The forecast into the weekend shifted slightly northward from Tuesday due to a stronger-than-anticipated Hurricane Lisa.
This means Lisa’s circulation may skirt the more mountainous terrain of southern Mexico and could hold together into the extreme southern Gulf of Mexico and Bay of Campeche this weekend.
Despite the forecast adjustment, Lisa isn’t expected to restrengthen, as a curtain of wind shear closes over the Gulf this weekend.
As Lisa moves inland, we’ll be turning our attention this weekend and next week to a complex weather system poised to emerge over the western Atlantic.
At 20,000 to 30,000 feet up, strong jet stream winds will pinch off into a large, sprawling cutoff low pressure system off the Carolinas and dive southward toward the Bahamas over the weekend.

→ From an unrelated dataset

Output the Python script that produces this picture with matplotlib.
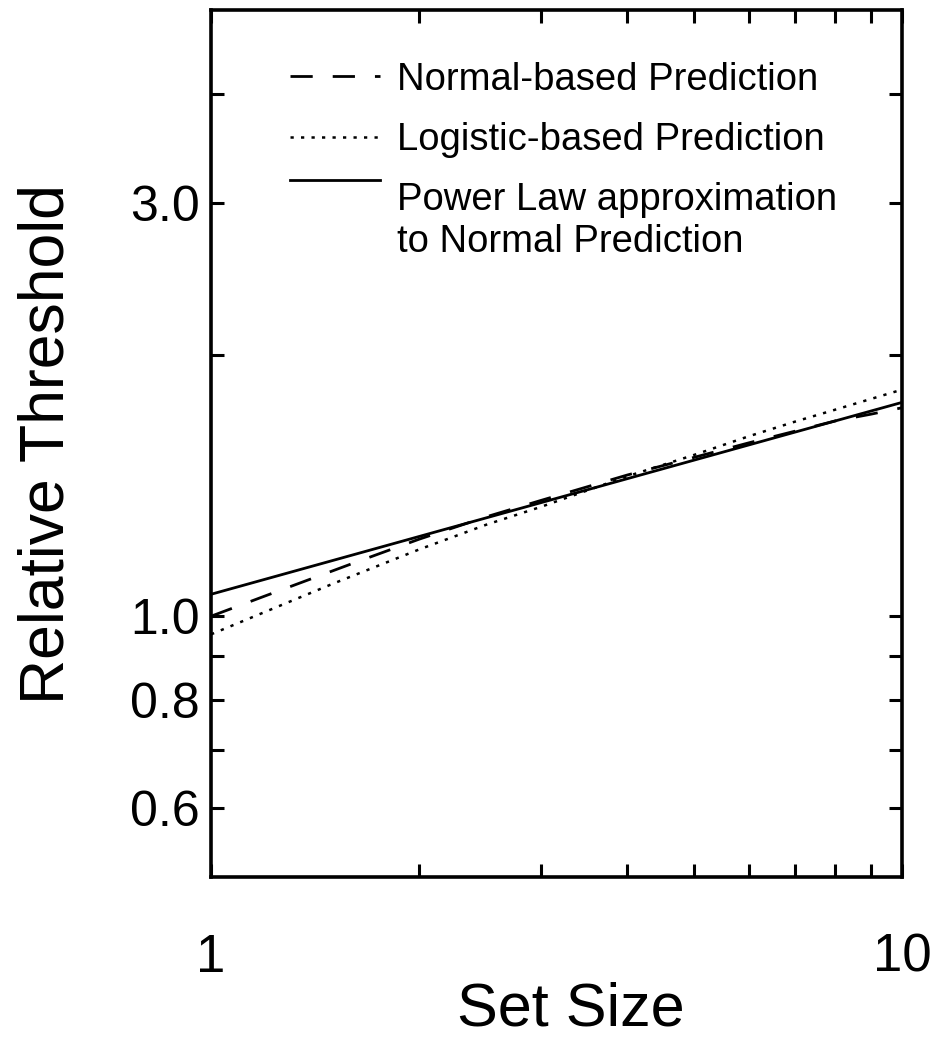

Simultaneously, a disturbance near the surface will rotate northward out of the Caribbean and toward this larger gyre. The upshot is the possibility for slow subtropical development near the Bahamas for early next week.
Regardless of development, forecast models are in generally good agreement with drifting the unusual weather system northwestward and toward the Florida peninsula for mid next week.
With South Florida squeezed between high pressure to the north and building low pressure to the south, we can expect breezy conditions, rough seas, and the potential for gray and squally weather near the coast deeper into next week.
It’s important to note this is all still over a week out, so we’ll have plenty of time to sort through the details in the days ahead.
Elsewhere in the Atlantic, Martin formed yesterday – somewhat surprisingly – over open waters some 500 miles east-northeast of Bermuda. It’s forecast to become a hurricane today but will quickly merge with a large and powerful storm system over the far north Atlantic by the end of the workweek.